### Problem description:
Pull out exactly the lines from the line containing "What matplotlib code" to the line containing "90, 100, 110]", both lines included, with pictures removed from the copy.

### Provided records:
----------
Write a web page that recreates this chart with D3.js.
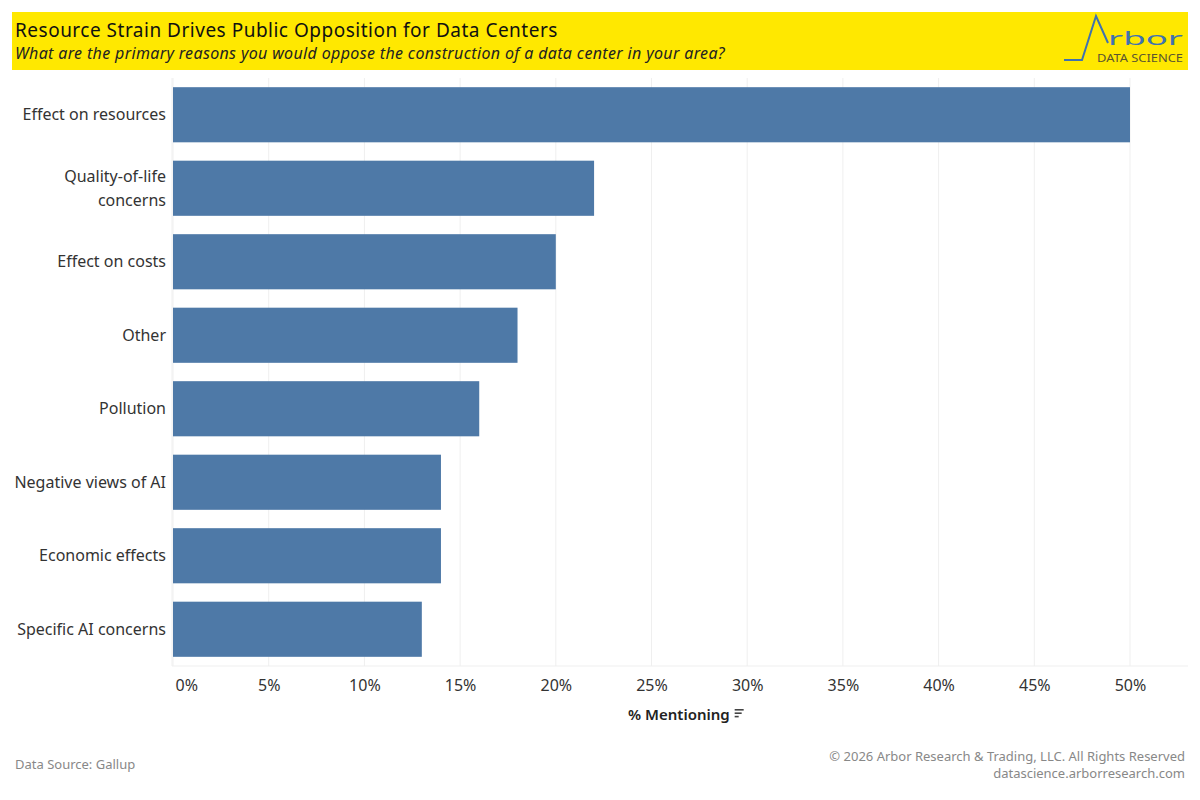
<!DOCTYPE html>
<html>
<head>
<meta charset="utf-8">
<script src="https://cdn.jsdelivr.net/npm/d3@7"></script>
<style>
  body { margin: 0; background: #fff; }
  text { font-family: "Noto Sans", sans-serif; }
</style>
</head>
<body>
<svg id="chart" width="1200" height="800"></svg>
<script>
// --- Data ---
const categories = [
    "Effect on resources", "Quality-of-life concerns", "Effect on costs", "Other",
    "Pollution", "Negative views of AI", "Economic effects", "Specific AI concerns"
];
const pctMentioning = [50, 22, 20, 18, 16, 14, 14, 13];
const xTicks = [0, 5, 10, 15, 20, 25, 30, 35, 40, 45, 50];

const rows = categories.map((c, i) => ({cat: c, val: pctMentioning[i]}));

const svg = d3.select("#chart");
const FONT = "'Noto Sans', sans-serif";
const plot = {left: 172, right: 1188, top: 78, bottom: 666};

// --- Header band ---
svg.append("rect").attr("x", 12).attr("y", 12).attr("width", 1176).attr("height", 58).attr("fill", "#FFE800");
svg.append("text").attr("x", 15).attr("y", 37).attr("font-size", 19).attr("letter-spacing", 0.5).attr("fill", "#111")
    .text("Resource Strain Drives Public Opposition for Data Centers");
svg.append("text").attr("x", 15).attr("y", 59).attr("font-size", 16).attr("letter-spacing", 0.35)
    .attr("font-style", "italic").attr("fill", "#222")
    .text("What are the primary reasons you would oppose the construction of a data center in your area?");

// logo
const logo = svg.append("g");
logo.append("path")
    .attr("d", "M1064,60 L1082,60 L1096,16 L1108,43")
    .attr("fill", "none").attr("stroke", "#3f72af").attr("stroke-width", 2);
logo.append("text").attr("x", 1108).attr("y", 45).attr("font-size", 18)
    .attr("fill", "#3f72af").attr("textLength", 75).attr("lengthAdjust", "spacingAndGlyphs").text("rbor");
logo.append("text").attr("x", 1097).attr("y", 62).attr("font-size", 11)
    .attr("fill", "#5a5530").attr("textLength", 86).attr("lengthAdjust", "spacingAndGlyphs").text("DATA SCIENCE");

// --- Scales ---
const x = d3.scaleLinear().domain([0, 50]).range([173, 1130]);
const y = d3.scaleBand().domain(categories).range([plot.top, plot.bottom]).paddingInner(0.25).paddingOuter(0.125);

// gridlines
svg.append("g").selectAll("line").data(xTicks).enter().append("line")
    .attr("x1", d => x(d)).attr("x2", d => x(d))
    .attr("y1", plot.top).attr("y2", plot.bottom)
    .attr("stroke", "#efefef").attr("stroke-width", 1);
svg.append("line").attr("x1", plot.left).attr("x2", plot.right).attr("y1", plot.bottom).attr("y2", plot.bottom)
    .attr("stroke", "#efefef");
svg.append("line").attr("x1", plot.left).attr("x2", plot.left).attr("y1", plot.top).attr("y2", plot.bottom)
    .attr("stroke", "#efefef");

// bars
svg.append("g").selectAll("rect").data(rows).enter().append("rect")
    .attr("x", x(0))
    .attr("y", d => y(d.cat))
    .attr("width", d => x(d.val) - x(0))
    .attr("height", y.bandwidth())
    .attr("fill", "#4e79a7");

// x axis labels
const xAxis = d3.axisBottom(x).tickValues(xTicks).tickFormat(d => d + "%").tickSize(0);
const gx = svg.append("g").attr("transform", `translate(0,${plot.bottom})`).call(xAxis);
gx.select(".domain").remove();
gx.selectAll("text").attr("font-size", 16).attr("fill", "#333").attr("dy", 0).attr("y", 25)
    .style("font-family", FONT);
gx.selectAll(".tick").filter(d => d === 0).select("text").attr("text-anchor", "start").attr("x", 2);

// y labels with wrapping
const yAxis = d3.axisLeft(y).tickSize(0);
const gy = svg.append("g").attr("transform", `translate(${plot.left - 6},0)`).call(yAxis);
gy.select(".domain").remove();
gy.selectAll("text").attr("font-size", 16).attr("fill", "#333")
    .style("font-family", FONT)
    .each(function() {
        const t = d3.select(this);
        const words = t.text().split(" ");
        const maxW = 158;
        let lines = [], line = [];
        t.text(null);
        const probe = t.append("tspan");
        words.forEach(w => {
            line.push(w);
            probe.text(line.join(" "));
            if (probe.node().getComputedTextLength() > maxW && line.length > 1) {
                line.pop();
                lines.push(line.join(" "));
                line = [w];
            }
        });
        lines.push(line.join(" "));
        probe.remove();
        const lh = 1.5;
        lines.forEach((l, i) => {
            t.append("tspan").attr("x", 0)
                .attr("dy", i === 0 ? (0.35 - (lines.length - 1) * lh / 2) + "em" : lh + "em")
                .text(l);
        });
        t.attr("dy", null);
    });

// axis title + sort icon
const axTitle = svg.append("text").attr("x", 628).attr("y", 720)
    .attr("font-size", 15).attr("font-weight", 600).attr("fill", "#222").text("% Mentioning");
const tEnd = 628 + axTitle.node().getComputedTextLength();
const icon = svg.append("g").attr("fill", "#444");
[9, 7, 4].forEach((w, i) => {
    icon.append("rect").attr("x", tEnd + 5).attr("y", 709 + i * 3.4).attr("width", w).attr("height", 1.6);
});

// footer
svg.append("text").attr("x", 15).attr("y", 769).attr("font-size", 13).attr("fill", "#888")
    .text("Data Source: Gallup");
svg.append("text").attr("x", 1185).attr("y", 761).attr("text-anchor", "end").attr("font-size", 13).attr("fill", "#888")
    .text("© 2026 Arbor Research & Trading, LLC. All Rights Reserved");
svg.append("text").attr("x", 1185).attr("y", 778).attr("text-anchor", "end").attr("font-size", 13).attr("fill", "#888")
    .text("datascience.arborresearch.com");
</script>
</body>
</html>
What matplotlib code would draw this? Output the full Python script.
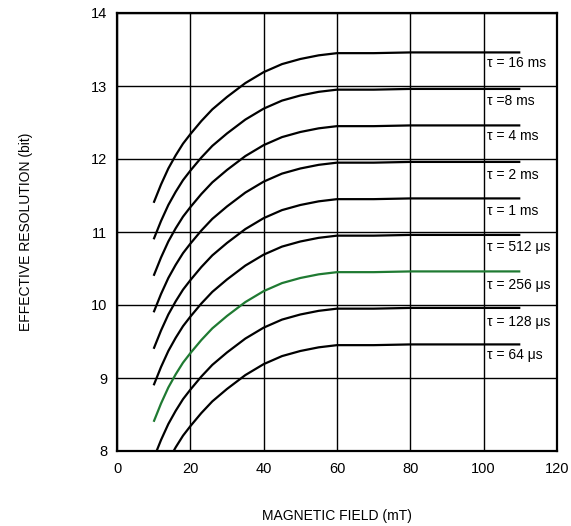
"""Effective resolution vs magnetic field, one curve per integration time tau."""

import matplotlib

matplotlib.use("Agg")
import matplotlib.pyplot as plt  # noqa: E402

plt.rcParams["font.family"] = ["Liberation Sans", "DejaVu Sans"]

# magnetic field (mT) sample points
field = [10, 12, 14, 16, 18, 20, 23, 26, 30, 35, 40, 45, 50, 55, 60, 70, 80, 90, 100, 110]

res_16ms = [11.40, 11.65, 11.87, 12.05, 12.21, 12.34, 12.52, 12.68, 12.85, 13.04,
            13.19, 13.30, 13.37, 13.42, 13.45, 13.45, 13.46, 13.46, 13.46, 13.46]
res_8ms = [10.90, 11.15, 11.37, 11.55, 11.71, 11.84, 12.02, 12.18, 12.35, 12.54,
           12.69, 12.80, 12.87, 12.92, 12.95, 12.95, 12.96, 12.96, 12.96, 12.96]
res_4ms = [10.40, 10.65, 10.87, 11.05, 11.21, 11.34, 11.52, 11.68, 11.85, 12.04,
           12.19, 12.30, 12.37, 12.42, 12.45, 12.45, 12.46, 12.46, 12.46, 12.46]
res_2ms = [9.90, 10.15, 10.37, 10.55, 10.71, 10.84, 11.02, 11.18, 11.35, 11.54,
           11.69, 11.80, 11.87, 11.92, 11.95, 11.95, 11.96, 11.96, 11.96, 11.96]
res_1ms = [9.40, 9.65, 9.87, 10.05, 10.21, 10.34, 10.52, 10.68, 10.85, 11.04,
           11.19, 11.30, 11.37, 11.42, 11.45, 11.45, 11.46, 11.46, 11.46, 11.46]
res_512us = [8.90, 9.15, 9.37, 9.55, 9.71, 9.84, 10.02, 10.18, 10.35, 10.54,
             10.69, 10.80, 10.87, 10.92, 10.95, 10.95, 10.96, 10.96, 10.96, 10.96]
res_256us = [8.40, 8.65, 8.87, 9.05, 9.21, 9.34, 9.52, 9.68, 9.85, 10.04,
             10.19, 10.30, 10.37, 10.42, 10.45, 10.45, 10.46, 10.46, 10.46, 10.46]
res_128us = [7.90, 8.15, 8.37, 8.55, 8.71, 8.84, 9.02, 9.18, 9.35, 9.54,
             9.69, 9.80, 9.87, 9.92, 9.95, 9.95, 9.96, 9.96, 9.96, 9.96]
res_64us = [7.40, 7.65, 7.87, 8.05, 8.21, 8.34, 8.52, 8.68, 8.85, 9.04,
            9.19, 9.30, 9.37, 9.42, 9.45, 9.45, 9.46, 9.46, 9.46, 9.46]

curves = [res_16ms, res_8ms, res_4ms, res_2ms, res_1ms, res_512us, res_256us, res_128us, res_64us]
labels = ["τ = 16 ms", "τ =8 ms", "τ = 4 ms", "τ = 2 ms", "τ = 1 ms",
          "τ = 512 μs", "τ = 256 μs", "τ = 128 μs", "τ = 64 μs"]
label_y = [13.31, 12.80, 12.31, 11.78, 11.29, 10.80, 10.27, 9.77, 9.32]
highlight = "τ = 256 μs"

x_ticks = [0, 20, 40, 60, 80, 100, 120]
y_ticks = [8, 9, 10, 11, 12, 13, 14]

fig = plt.figure(figsize=(5.71, 5.26), dpi=100)
ax = fig.add_axes([117 / 571, 75 / 526, 440 / 571, 438 / 526])

for ys, lab in zip(curves, labels):
    color = "#1f7a32" if lab == highlight else "black"
    ax.plot(field, ys, color=color, linewidth=1.6, solid_capstyle="butt", zorder=3)

for lab, y in zip(labels, label_y):
    ax.text(101, y, lab, fontsize=10, ha="left", va="center", zorder=4)

ax.set_xlim(0, 120)
ax.set_ylim(8, 14)
ax.set_xticks(x_ticks)
ax.set_yticks(y_ticks)
ax.tick_params(length=0, labelsize=10.5)
ax.tick_params(axis="x", pad=8)
ax.tick_params(axis="y", pad=7)
ax.grid(True, color="black", linewidth=1.0)
ax.set_axisbelow(True)
for s in ax.spines.values():
    s.set_linewidth(1.6)

ax.set_xlabel("MAGNETIC FIELD (mT)", fontsize=10, labelpad=24)
ax.set_ylabel("EFFECTIVE RESOLUTION (bit)", fontsize=10)
ax.yaxis.set_label_coords(-0.19, 0.5)

fig.savefig("out.png", dpi=100)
----------
### Written response:
What matplotlib code would draw this? Output the full Python script.
"""Effective resolution vs magnetic field, one curve per integration time tau."""

import matplotlib

matplotlib.use("Agg")
import matplotlib.pyplot as plt  # noqa: E402

plt.rcParams["font.family"] = ["Liberation Sans", "DejaVu Sans"]

# magnetic field (mT) sample points
field = [10, 12, 14, 16, 18, 20, 23, 26, 30, 35, 40, 45, 50, 55, 60, 70, 80, 90, 100, 110]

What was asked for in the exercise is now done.